Data Warehousing: A Comprehensive Guide
Unlocking the power of data through efficient warehousing.
Data Warehousing: A Comprehensive Guide
Introduction:
In today's data-driven world, organizations are drowning in information from various sources. Data warehousing provides a structured solution to consolidate, organize, and analyze this vast amount of data effectively. This comprehensive guide explores the key aspects of data warehousing, from its fundamental concepts to advanced techniques.
What is a Data Warehouse?
A data warehouse is a central repository of integrated data from one or more disparate sources. Unlike operational databases (OLTP), which are designed for transaction processing, data warehouses (DW) are optimized for analytical processing (OLAP). They store historical data, allowing businesses to analyze trends, patterns, and insights to inform strategic decision-making.

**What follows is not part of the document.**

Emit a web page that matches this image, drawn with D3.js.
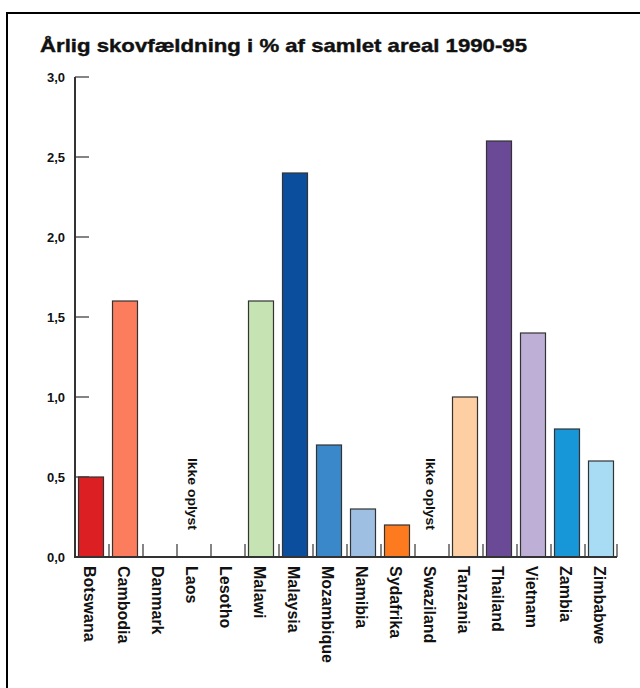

Key Characteristics of a Data Warehouse:
- Subject-oriented: Data is organized around specific business subjects (e.g., customers, products, sales).
- Integrated: Data from multiple sources is combined and standardized into a consistent format.

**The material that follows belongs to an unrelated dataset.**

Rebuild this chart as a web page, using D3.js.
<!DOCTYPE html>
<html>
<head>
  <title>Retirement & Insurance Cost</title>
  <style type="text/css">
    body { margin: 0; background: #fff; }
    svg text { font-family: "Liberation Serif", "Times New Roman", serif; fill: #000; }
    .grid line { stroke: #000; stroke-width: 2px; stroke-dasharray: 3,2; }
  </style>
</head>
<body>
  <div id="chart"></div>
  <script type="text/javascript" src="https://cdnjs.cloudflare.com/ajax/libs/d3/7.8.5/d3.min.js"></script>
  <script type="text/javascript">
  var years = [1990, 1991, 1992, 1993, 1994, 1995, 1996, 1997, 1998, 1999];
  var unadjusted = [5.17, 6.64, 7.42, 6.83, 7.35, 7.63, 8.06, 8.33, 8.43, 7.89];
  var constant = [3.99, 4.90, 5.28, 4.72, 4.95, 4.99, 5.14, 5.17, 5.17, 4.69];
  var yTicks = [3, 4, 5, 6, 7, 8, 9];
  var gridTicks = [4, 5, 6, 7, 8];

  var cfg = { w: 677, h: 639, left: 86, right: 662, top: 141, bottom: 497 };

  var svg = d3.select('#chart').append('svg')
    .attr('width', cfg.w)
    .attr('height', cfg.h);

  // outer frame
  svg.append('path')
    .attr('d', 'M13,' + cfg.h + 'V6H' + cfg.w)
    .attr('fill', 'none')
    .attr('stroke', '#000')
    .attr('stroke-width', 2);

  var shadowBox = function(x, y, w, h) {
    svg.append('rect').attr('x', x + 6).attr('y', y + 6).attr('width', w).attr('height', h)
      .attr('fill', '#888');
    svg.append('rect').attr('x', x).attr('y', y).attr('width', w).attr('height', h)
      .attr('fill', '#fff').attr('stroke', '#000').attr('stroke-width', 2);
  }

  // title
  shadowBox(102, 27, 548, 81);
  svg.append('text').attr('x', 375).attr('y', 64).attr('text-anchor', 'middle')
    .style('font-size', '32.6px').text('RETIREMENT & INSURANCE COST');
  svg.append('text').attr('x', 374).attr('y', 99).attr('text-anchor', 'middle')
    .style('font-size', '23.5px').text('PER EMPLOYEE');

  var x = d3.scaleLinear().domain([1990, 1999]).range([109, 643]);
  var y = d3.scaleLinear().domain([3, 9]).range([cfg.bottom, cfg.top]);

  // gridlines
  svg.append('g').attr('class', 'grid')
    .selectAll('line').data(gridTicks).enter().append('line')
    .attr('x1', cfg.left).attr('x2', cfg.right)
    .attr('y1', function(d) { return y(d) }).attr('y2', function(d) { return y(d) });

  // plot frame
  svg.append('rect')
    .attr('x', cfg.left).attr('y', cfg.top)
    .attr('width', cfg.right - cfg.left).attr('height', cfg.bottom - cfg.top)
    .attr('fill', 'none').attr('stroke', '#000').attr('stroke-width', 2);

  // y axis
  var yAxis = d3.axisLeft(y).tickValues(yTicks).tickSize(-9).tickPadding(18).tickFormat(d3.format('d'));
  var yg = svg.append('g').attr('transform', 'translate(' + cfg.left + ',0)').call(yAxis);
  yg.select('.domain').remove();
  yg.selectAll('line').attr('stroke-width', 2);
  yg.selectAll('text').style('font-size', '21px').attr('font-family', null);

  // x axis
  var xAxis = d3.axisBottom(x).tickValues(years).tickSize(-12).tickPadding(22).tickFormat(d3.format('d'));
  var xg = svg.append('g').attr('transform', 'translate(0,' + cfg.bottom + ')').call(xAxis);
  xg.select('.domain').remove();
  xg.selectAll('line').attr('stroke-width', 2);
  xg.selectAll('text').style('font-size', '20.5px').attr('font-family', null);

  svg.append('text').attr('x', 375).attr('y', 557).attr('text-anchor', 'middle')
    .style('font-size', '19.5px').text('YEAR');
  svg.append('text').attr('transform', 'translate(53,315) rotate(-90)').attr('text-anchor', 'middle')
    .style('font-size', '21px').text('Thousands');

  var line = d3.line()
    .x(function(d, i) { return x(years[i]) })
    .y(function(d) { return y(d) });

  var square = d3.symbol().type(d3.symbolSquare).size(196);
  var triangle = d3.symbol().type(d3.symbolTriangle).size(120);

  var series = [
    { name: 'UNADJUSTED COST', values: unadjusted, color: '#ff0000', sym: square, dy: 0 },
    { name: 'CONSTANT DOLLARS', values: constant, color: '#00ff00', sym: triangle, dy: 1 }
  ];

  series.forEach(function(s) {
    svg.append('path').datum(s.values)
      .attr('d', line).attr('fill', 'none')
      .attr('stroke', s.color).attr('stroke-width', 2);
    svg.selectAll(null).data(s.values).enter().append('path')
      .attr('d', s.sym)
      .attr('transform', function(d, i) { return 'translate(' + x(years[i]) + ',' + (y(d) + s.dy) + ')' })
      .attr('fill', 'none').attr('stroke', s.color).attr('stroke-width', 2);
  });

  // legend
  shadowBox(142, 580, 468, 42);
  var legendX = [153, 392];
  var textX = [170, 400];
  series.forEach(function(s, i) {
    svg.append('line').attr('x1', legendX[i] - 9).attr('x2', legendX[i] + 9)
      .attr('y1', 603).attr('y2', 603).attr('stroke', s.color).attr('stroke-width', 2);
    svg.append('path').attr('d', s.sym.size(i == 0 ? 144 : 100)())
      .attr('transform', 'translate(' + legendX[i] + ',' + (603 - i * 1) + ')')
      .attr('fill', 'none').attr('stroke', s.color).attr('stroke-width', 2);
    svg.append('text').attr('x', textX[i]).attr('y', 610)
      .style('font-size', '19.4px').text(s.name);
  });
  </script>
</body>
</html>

- Time-variant: Data is stored historically, allowing for trend analysis over time.
- Non-volatile: Data is typically not updated or deleted once loaded; new data is appended.
Data Warehouse Architecture:
A typical data warehouse architecture comprises several key components:
1. Data Sources:
These include operational databases, transactional systems, external data sources (e.g., social media, web analytics).
2. Extraction, Transformation, Loading (ETL):
The ETL process extracts data from various sources, transforms it into a consistent format, and loads it into the data warehouse.
3. Data Warehouse:
The central repository where the transformed data is stored. This often utilizes relational databases, data lakes, or cloud-based solutions.
4. Data Marts:
Smaller, subject-oriented subsets of the data warehouse, tailored to specific business needs.
5. Business Intelligence (BI) Tools:
Software applications used to access and analyze data within the warehouse (e.g., dashboards, reporting tools).
OLTP vs. OLAP:
Feature | OLTP (Operational) | OLAP (Analytical) |
Purpose | Transaction processing | Analytical processing |
Data | Current, detailed data | Historical, summarized data |
Structure | Normalized, relational databases | Denormalized, star schema or snowflake |
Queries | Short, simple queries | Complex, multi-dimensional queries |
Performance | High transaction speed | Optimized for query performance |
Designing a Data Warehouse:
Designing an effective data warehouse involves careful consideration of several factors, including:
- Identifying business requirements: Defining the specific analytical needs.
- Choosing a data model: Selecting the appropriate schema (star schema, snowflake schema).
- Selecting technology: Selecting suitable database management systems (DBMS), ETL tools, and BI applications.
- Data governance and security: Establishing policies and procedures for data quality, access control, and security.
Benefits of Data Warehousing:
- Improved decision-making: Access to a unified view of data allows for more informed decisions.
- Enhanced operational efficiency: Identifying bottlenecks, inefficiencies, and areas for improvement.
- Competitive advantage: Gaining insights into market trends and customer behavior.
- Better customer relationships: Understanding customer preferences and delivering personalized experiences.
Conclusion:
Data warehousing plays a vital role in enabling organizations to leverage their data assets for strategic advantage. By understanding its core concepts and implementation strategies, businesses can unlock valuable insights and drive growth. This guide has provided a comprehensive overview; further research into specific technologies and techniques is encouraged for practical implementation.